O primeiro da direita é então o meu famoso avô materno, o Manoel Gonçalves dos Reis, nacido em Góis em 31 de Dezembro de 1898 mas registado por engano como sendo 1899.
Creio que uma boa parte do meu gosto pela fotografia e imagem vem dele, que já no fim dos anos vintes fazia fotografia. Por isso tenho belas fotos dele, da minha mãe e avó materna, de Queluz, Lisboa e Góis ao longo de 30 anos durante o século vinte.
Se o meu pai foi um homem com uma vida cheia de interesse, este avô é na classe dele o que mais me admira.
Segundo histórias dispersas foi ao tal Senhor Albano que ele comprou uma loja de peles em Lisboa, na Rua Augusta ou da Prata, a Casa da Rússia.
É à porta deste estabelecimento que o meu pai, sem sonhar que um dia se viría a juntar com a minha mãe, andava cerca de 1939 com uns amigos a marchar com bandeiras vermelhas enroladas. Depois veio a Pide, os polícias políticos da época, e eles desenrolam as bandeiras que afinal não eram soviéticas mas sim do Benfica. O avô Manuel ria-se da brincadeira.
O avô embora da família do Marcelo Caetano, o primeiro ministro antes da revolução de Abril de 74, tinha crescido com uma educação mais de esquerda. O pai dele era um Socialista bolchevique, que lia Marx e Engels.
A propósito de Marx e de Pide, o meu avô de vez em quando ía até à prisão de Caxias passar umas temporadas em que eles através de turtura, pancadaria e outros meios tentavam fazer com que ele admitisse ser comunista. Giro é que quando os agentes estiveram lá em casa nem deram por coisas tipo “O Capital”.
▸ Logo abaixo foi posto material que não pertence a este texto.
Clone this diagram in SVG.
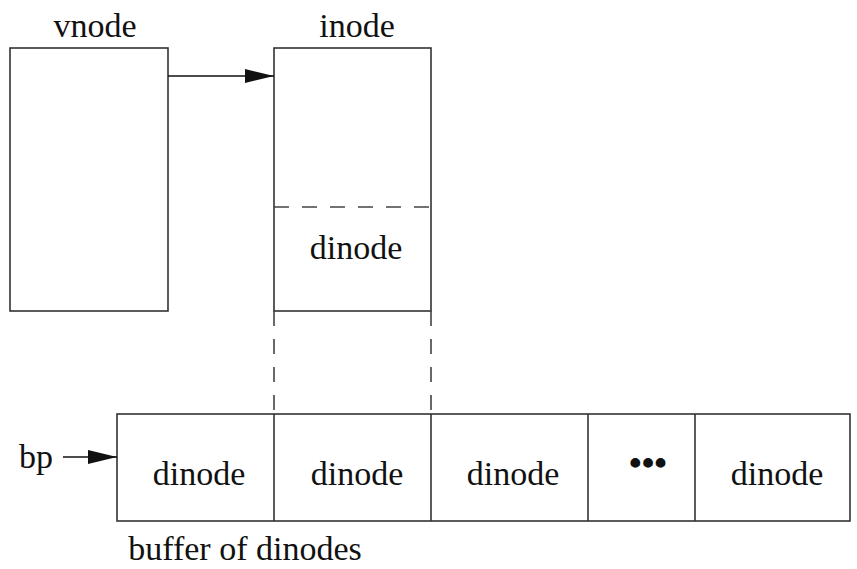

A vantagem de serem todos portugueses e ser da família do Marcelo, que já estava no Governo do Salazar há uns anos, era que enquanto estava preso, aparecia de tempos a tempos um camião da Manutenção Militar que vinha trazer comidinha, mantimentos e outros diversos. Foi assim que certa tarde de 1945 a minha mãe, no meio das coisas, ganhou pela primeira vez uns colants; eram norte americanos, feitos pela DuPont.
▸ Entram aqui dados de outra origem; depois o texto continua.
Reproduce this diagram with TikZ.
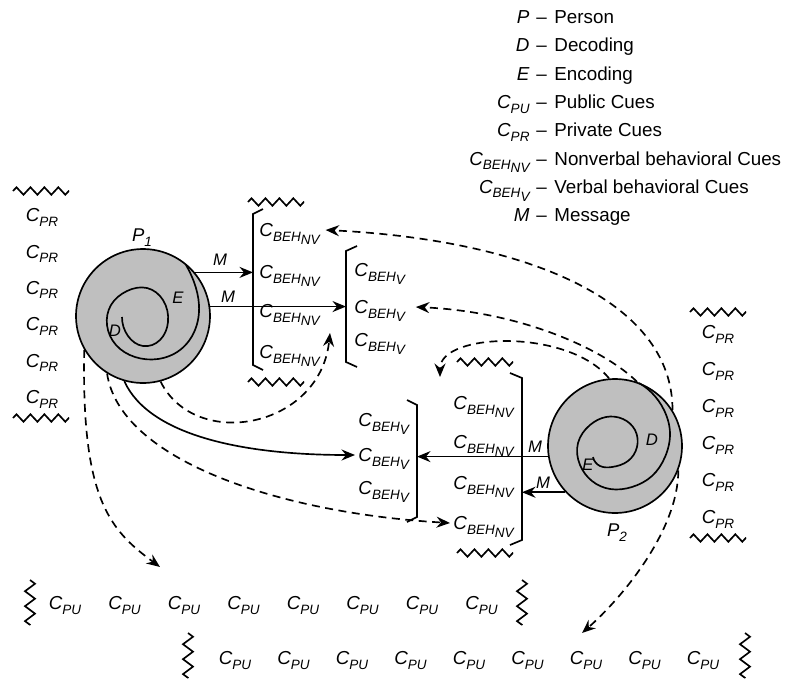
\documentclass[tikz,border=0pt]{standalone}
\usepackage{fontspec}
\setmainfont{Liberation Sans}
\usetikzlibrary{arrows.meta,decorations.pathmorphing,hobby}

\newcommand{\subt}[1]{\raisebox{-0.45ex}{\fontsize{7.7}{8}\selectfont #1}}
\newcommand{\cue}[1]{\textit{C\subt{#1}}}
\newcommand{\cbeh}[1]{\textit{C\subt{BEH\subt{#1}}}}

\begin{document}
\begin{tikzpicture}[x=0.02cm,y=-0.02cm,>={Stealth[length=2.7mm,width=2.2mm,inset=0.9mm]},line width=0.95pt,
  txt/.style={inner sep=1.5pt,text height=11.6pt,text depth=4pt,font=\fontsize{10.7}{12}\selectfont},
  lab/.style={inner sep=1pt,font=\fontsize{9.5}{10}\selectfont\itshape},
  person/.style={circle,draw,fill=black!25,minimum size=2.68cm,inner sep=0pt},
  cuearrow/.style={dash pattern=on 1.6mm off 1.1mm},
  hwave/.style={decorate,decoration={zigzag,segment length=2.79mm,amplitude=0.75mm}},
  vwave/.style={decorate,decoration={zigzag,segment length=2.99mm,amplitude=1mm}}]

\useasboundingbox (0,0) rectangle (785,687);

%Legende
\foreach \sym/\txt [count=\i from 0] in {{\textit{P}}/Person,{\textit{D}}/Decoding,{\textit{E}}/Encoding,
  {\cue{PU}}/Public Cues,{\cue{PR}}/Private Cues,{\cbeh{NV}}/Nonverbal behavioral Cues,
  {\cbeh{V}}/Verbal behavioral Cues,{\textit{M}}/Message}{
  \node[txt,anchor=east] (k\i) at (533,{17+28.3*\i}) {\sym};
  \node[txt,anchor=west] (d\i) at (k\i.east) {–\hspace{0.4em}\txt};
}

%private cues
\draw[hwave] (13,191) -- (69,191);
\foreach \i in {0,...,5} \node[txt] (lpr\i) at (42,{215+36.4*\i}) {\cue{PR}};
\draw[hwave] (13,418) -- (69,418);
\draw[hwave] (690,312) -- (746,312);
\foreach \i in {0,...,5} \node[txt] (rpr\i) at (718,{332+37*\i}) {\cue{PR}};
\draw[hwave] (690,538) -- (746,538);

%Personen
\node[person] (p1) at (143,316) {};
\node[txt,font=\fontsize{10.5}{12}\selectfont\itshape] (p1l) at (142,235) {P\subt{1}};
\draw (122,317) to [curve through = {(128,336) (143,346) (160,340) (168,322) (163,300) (147,288) (127,291) (111,305) (107,325) (116,345) (135,357) (158,359) (180,350) (195,330) (199,305) (194,282)}] (186,265);
\node[lab] (e1) at (178,298) {E};
\node[lab] (d1) at (115,331) {D};

\node[person] (p2) at (615,446) {};
\node[txt,font=\fontsize{10.5}{12}\selectfont\itshape] (p2l) at (617,530) {P\subt{2}};
\draw (593,457) to [curve through = {(600,466) (612,467) (628,461) (637,447) (635,430) (623,419) (606,417) (590,425) (578,443) (580,465) (592,481) (610,489) (632,487) (652,476) (665,457) (670,433) (664,410) (652,393)}] (639,383);
\node[lab] (d2) at (652,440) {D};
\node[lab] (e2) at (588,465) {E};

%behavioral cues
\draw[hwave] (248,202) -- (304,202);
\draw (263,209) -- (253,214) coordinate (unvb) -- (253,365) -- (263,370);
\foreach \y [count=\i] in {230,272,311,352} \node[txt,anchor=west] (unv\i) at (256,\y) {\cbeh{NV}};
\draw[hwave] (248,382) -- (304,382);

\draw (357,246) -- (346,251) coordinate (uvb) -- (346,362) -- (357,367);
\foreach \y [count=\i] in {270,307,340} \node[txt,anchor=west] (uv\i) at (351,\y) {\cbeh{V}};

\draw (407,400) -- (417,405) coordinate (lvb) -- (417,517) -- (407,522);
\foreach \y [count=\i] in {420,455,488} \node[txt,anchor=west] (lv\i) at (355,\y) {\cbeh{V}};

\draw[hwave] (457,362) -- (513,362);
\draw (510,373) -- (522,378) coordinate (lnvb) -- (522,540) -- (510,545);
\foreach \y [count=\i] in {403,442,483,523} \node[txt,anchor=west] (lnv\i) at (450,\y) {\cbeh{NV}};
\draw[hwave] (457,553) -- (513,553);

%public cues
\draw[vwave] (30,580) -- (30,625);
\foreach \i in {0,...,7} \node[txt] (pa\i) at ({65+59.5*\i},603) {\cue{PU}};
\draw[vwave] (522,580) -- (522,625);
\draw[vwave] (188,633) -- (188,678);
\foreach \i in {0,...,8} \node[txt] (pb\i) at ({235+58.5*\i},658) {\cue{PU}};
\draw[vwave] (745,633) -- (745,678);

%Messages
\draw[->] (p1.40) -- (p1.40 -| unvb);
\node[lab] (m1) at (220,260) {M};
\draw[->] (p1.8) -- (p1.8 -| uvb);
\node[lab] (m2) at (228,297) {M};
\draw[->] (p2.189) -- (p2.189 -| lvb);
\node[lab] (m3) at (535,447) {M};
\draw[->] (p2.223) -- (p2.223 -| lnvb);
\node[lab] (m4) at (543,483) {M};

%Wahrnehmung
\coordinate (t1) at (160,567);
\coordinate (t2) at (582,633);
\coordinate (t3) at (440,377);
\coordinate (t4) at (330,333);
\draw[->] (p1.-106) .. controls +(25,55) and +(-110,0) .. (lv2.west);
\draw[->,cuearrow] (p1.210) .. controls +(-3,150) and +(-50,-37) .. (t1);
\draw[->,cuearrow] (p1.-122) .. controls +(13,87) and +(-170,-10) .. (lnv4.west);
\draw[->,cuearrow] (p1.-75) .. controls +(35,70) and +(-10,95) .. (t4);
\draw[->,cuearrow] (p2.32) .. controls +(0,-110) and +(200,10) .. ([xshift=0.5mm]unv1.east);
\draw[->,cuearrow] (p2.71) .. controls +(-30,-30) and +(110,5) .. ([xshift=1.5mm]uv2.east);
\draw[->,cuearrow] (p2.95) .. controls +(-40,-50) and +(0,-45) .. (t3);
\draw[->,cuearrow] (p2.-21) .. controls +(0,60) and +(40,-35) .. (t2);

\end{tikzpicture}
\end{document}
O avô Manoel dedicava-se a vários negócios e o interesse dele pela quimica levava a que tivesse também um laboratório farmaceutico em Coimbra, o Sier. Além disto também era correspondente do jornal “A República”.
O circulo de amigos era invejável e alguns dos maiores tinha-os conhecido enquanto fazia teatro.
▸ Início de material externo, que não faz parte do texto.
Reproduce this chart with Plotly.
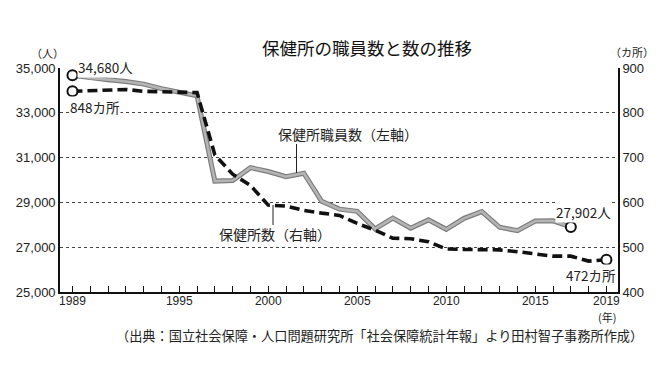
import plotly.graph_objects as go

# ---- data ----
staff_years = list(range(1989, 2018))
staff = [34680, 34560, 34480, 34400, 34280, 34080, 33920, 33760, 29950, 29980,
         30550, 30380, 30150, 30300, 29050, 28700, 28600, 27820, 28300, 27850,
         28220, 27800, 28290, 28590, 27890, 27740, 28170, 28180, 27902]

fac_years = list(range(1989, 2020))
facilities = [848, 850, 852, 852, 848, 847, 845, 845, 706, 663, 638, 594, 592,
              582, 576, 571, 553, 538, 520, 519, 512, 496, 495, 495, 494, 490,
              485, 480, 480, 469, 472]

left_ticks = [25000, 27000, 29000, 31000, 33000, 35000]
left_labels = ["25,000", "27,000", "29,000", "31,000", "33,000", "35,000"]
right_ticks = [400, 500, 600, 700, 800, 900]
right_labels = ["400", "500", "600", "700", "800", "900"]
x_label_years = [1989, 1995, 2000, 2005, 2010, 2015, 2019]

title = "保健所の職員数と数の推移"
staff_name = "保健所職員数（左軸）"
fac_name = "保健所数（右軸）"
source = "（出典：国立社会保障・人口問題研究所「社会保障統計年報」より田村智子事務所作成）"

NUM_FONT = "Liberation Sans, Arial, Noto Sans CJK JP"
JP_FONT = "Noto Sans CJK JP, Liberation Sans"

# ---- figure ----
L, R, T, B = 60, 52, 68, 77
W, H = 670, 369
PW, PH = W - L - R, H - T - B


def px(x):
    return (x - L) / PW


def py(y):
    return (H - B - y) / PH


fig = go.Figure()

# staff line (gray, two-layer for textured look)
fig.add_trace(go.Scatter(x=staff_years, y=staff, mode="lines",
                         line=dict(color="#7d7d7d", width=5), yaxis="y",
                         hoverinfo="skip", showlegend=False))
fig.add_trace(go.Scatter(x=staff_years, y=staff, mode="lines",
                         line=dict(color="#b4b4b4", width=2.6), yaxis="y",
                         name=staff_name, showlegend=False))
# facilities dashed line
fig.add_trace(go.Scatter(x=fac_years, y=facilities, mode="lines",
                         line=dict(color="#111111", width=3.6, dash="10px,5px"),
                         yaxis="y2", name=fac_name, showlegend=False))
# end markers
fig.add_trace(go.Scatter(x=[staff_years[0], staff_years[-1]], y=[staff[0], staff[-1]],
                         mode="markers", yaxis="y",
                         marker=dict(symbol="circle", size=10, color="white",
                                     line=dict(color="#111", width=2)),
                         showlegend=False, hoverinfo="skip"))
fig.add_trace(go.Scatter(x=[fac_years[0], fac_years[-1]], y=[facilities[0], facilities[-1]],
                         mode="markers", yaxis="y2",
                         marker=dict(symbol="circle", size=10, color="white",
                                     line=dict(color="#111", width=2)),
                         showlegend=False, hoverinfo="skip"))

tick_text = [str(y) if y in x_label_years else "" for y in fac_years]

fig.update_layout(
    width=W, height=H,
    margin=dict(l=L, r=R, t=T, b=B, autoexpand=False),
    paper_bgcolor="white", plot_bgcolor="white",
    font=dict(family=NUM_FONT, size=13, color="#222"),
    xaxis=dict(range=[1988.3, 2019.65], tickmode="array", tickvals=fac_years,
               ticktext=tick_text, ticks="inside", ticklen=6, tickwidth=1.2,
               tickcolor="#111", showline=True, linecolor="#111", linewidth=1.6,
               showgrid=False, zeroline=False, ticklabelstandoff=-3,
               tickfont=dict(family=NUM_FONT, size=12, color="#222")),
    yaxis=dict(range=[25000, 35000], tickmode="array", tickvals=left_ticks,
               ticktext=left_labels, showgrid=True, gridcolor="#444",
               griddash="dot", gridwidth=1, showline=True, linecolor="#111",
               linewidth=1.6, zeroline=False, ticks="",
               tickfont=dict(family=NUM_FONT, size=13, color="#222")),
    yaxis2=dict(range=[400, 900], overlaying="y", side="right", tickmode="array",
                tickvals=right_ticks, ticktext=right_labels, showgrid=False,
                showline=True, linecolor="#111", linewidth=1.6, zeroline=False,
                ticks="", tickfont=dict(family=NUM_FONT, size=13, color="#222")),
)

ann = []


def add_text(text, x, y, size, xanchor="center", yanchor="middle", family=JP_FONT,
             bg=None, color="#222"):
    d = dict(text=text, x=px(x), y=py(y), xref="paper", yref="paper",
             showarrow=False, xanchor=xanchor, yanchor=yanchor,
             font=dict(family=family, size=size, color=color))
    if bg:
        d["bgcolor"] = bg
        d["borderpad"] = 0
    ann.append(d)


add_text(title, 367, 47, 17.5, color="#111")
add_text("（人）", 47, 53, 11)
add_text("（カ所）", 632, 52, 11)
add_text(f"{staff[0]:,}人", 77, 67, 13.5, xanchor="left", bg="white")
add_text(f"{facilities[0]}カ所", 69, 107, 13.5, xanchor="left", bg="white")
add_text(staff_name, 276, 134, 14, xanchor="left")
add_text(fac_name, 217, 234, 14, xanchor="left")
add_text(f"{staff[-1]:,}人", 583, 212, 13.5, bg="white")
add_text(f"{facilities[-1]}カ所", 591, 275, 13.5, bg="white")
add_text("(年)", 607, 317, 11)
add_text(source, 379, 335, 13.2)
fig.update_layout(annotations=ann)

# leader lines
fig.add_shape(type="line", xref="paper", yref="paper",
              x0=px(296.5), x1=px(296.5), y0=py(144), y1=py(173),
              line=dict(color="#222", width=1))
fig.add_shape(type="line", xref="paper", yref="paper",
              x0=px(273), x1=px(273), y0=py(205), y1=py(225),
              line=dict(color="#222", width=1))

fig.write_html("out.html", config={"displayModeBar": False},
               post_script="document.body.style.margin='0';document.body.style.overflow='hidden';")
Outros eram da rádio, no entanto era no cinema que encontrava o maior prazer. Era normal encontrar-se com os grandes realizadores da época, como o António Lopes Ribeiro, o Manoel de Oliveira ou o Perdigão Queiroga. Foi nos estúdios deste último que conheceu uma amiga com a qual teve uma relação mantida até ao fim da vida. Não me lembro do nome mas sei que era anotadora do Queiroga e que tinha sido uma relação começada a partir de uma aposta com um motorista. Quase foi viver com ela e ainda chegou a querer levar a minha mãe e o irmão para a sua casa. Algo aconteceu que travou essa vontade. A história da aposta era mesmo verdade porque um dia, eu em Lisboa, apanho um táxi conduzido por um senhor já idoso e depois de animada e estranha conversa, chegamos à conclusão que era desse preciso episódio que estávamos a falar, sendo esse motorista aquele com quem ele tinha feito a aposta.
Durante estes anos ainda consegue ser co fundador da protectora dos animais e membro activo no arranque do MUD, Movimento de União Democrática, um partido cujas influencias se terão arrastado por fracção até ao CDE, mais tarde MDP, tendo-se dissolvido depois da morte do José Manuel Tengarrinha, seu último mentor.
Em 1968 o Manoel morre com um cancro de estomago.
Os cães lá de casa deixaram de ir ter à Estação do comboio para o esperar... tal como faziam todas as tardes.